After his death, the mission work continued unabated. His successors were missionaries Jan Bam (1847–1856), Engelbert Krapohl (1857–1859), Simon Eggert (1859–1868), J P Baumann (1879–1883), Johann Böhm (1881–1904) and J A Schaible (1904–1921). From 1921–1928 the Rooibank parish was administered from Swakopmund. Carl Schmitz (1929–1953), Walter Kuhles (1953–1965) and Walter Moritz (1965–1972) were the most recent missionaries in Rooibank.
It is also interesting to note that the first printed item saw the light at the former mission station in Scheppmannsdorf/Rooibank. During the period of missionary Jan Bam in 1855, the Lutheran Catechism in the Nama language was printed here under the initiative of missionary Franz Heinrich Kleinschmidt (1812–1864). Kleinschmidt and his wife had joined missionary Bam after serving a spell in Rehoboth. This humble Christian publication was the first item to be printed in Namibia.

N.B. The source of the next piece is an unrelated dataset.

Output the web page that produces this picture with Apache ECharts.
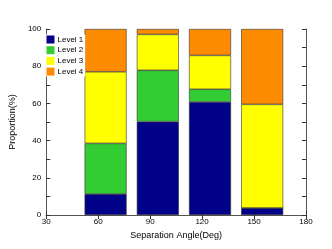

In 1895 the old church had decayed so much that a new church had to be built. It lasted until 1953. By then, the roof had collapsed and builders and visitors used its remains as firewood. Its final collapse signalled the end of the history of the old Rooibank.

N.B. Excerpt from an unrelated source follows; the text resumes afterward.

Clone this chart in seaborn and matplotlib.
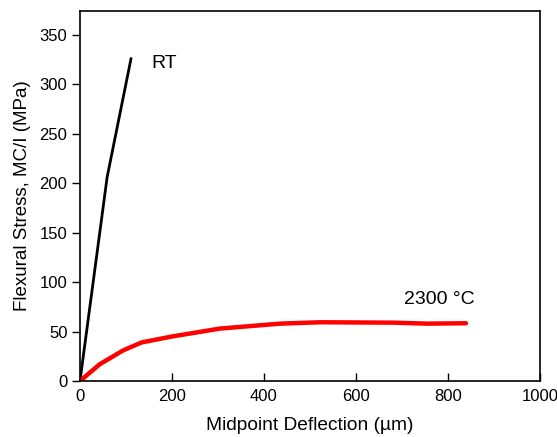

As a result of the growth of Walvis Bay during the 1960s, Rooibank was developed as a water-supply station. This included a new settlement for its workers. The inhabitants of the new settlement and the Rooibank Topnaar parish put in a request for a new church building. A stand for the new church was identified and the church was inaugurated in August 1970. It was named Scheppmannskirche (Scheppmann’s Church) after the founder of the original mission station at Rooibank.
Ever since this small sacral building, etched against the picturesque backdrop of the dunes south of the Kuiseb River in the middle of the Namib, has served the Topnaar communities living along the Kuiseb as a church. To the east it has wooden panelling reminiscent of the first wooden churches at Rooibank, the forerunners of Scheppmann’s Church. A small wooden cross on its eastern gable, suggests that this is indeed a church, as does the rudimentary bell tower in the form of four poles, welded together and carrying the original bell.
Rooibank Community Chairperson, Rudolf Dousab, points out that because of its unusual location, the peculiar little church has served as a special wedding venue for many young couples, some even from abroad. Inside, it sports a few wooden benches and a wooden table serving as an altar. A large, yellow-tainted glass window on the northern side allows subdued light to flow into the church, giving it a festive and sacral atmosphere. But it is the six Romanesque-shaped stained-glass windows on its southern and northern sides that arouse a visitor’s interest most, since they seem somehow out of place.
They are an interesting little relic for lovers of Namibian cultural history and our built heritage. Just before Scheppmann’s Church was built, the Christuskirche in Windhoek underwent major renovation and upgrading. Not only was the altar section revamped and fitted with wood panelling and the altar, baptismal font and pulpit replaced, but a ventilation problem was solved by replacing the lower sections of the top and all the bottom stained-glass windows with yellow louvres. Thus the original stained-glass windows were fitted into Scheppmann’s Church at Rooibank, where they can still be viewed today.
All in all, after 36 years of uninterrupted use, Scheppmann’s Church is still in fine shape. However, due to the proximity of the sea, and as a result of the harsh desert climate, some of the stained-glass windows have suffered and are in need of restoration. Considering these stained-glass windows were originally a gift from no one less than the German Emperor William II to the German fledgling parish in Windhoek in 1910, these almost hundred-year-old artefacts are indeed quite extraordinary. They, and the unusual church they adorn, have survived in the desert for almost forty years.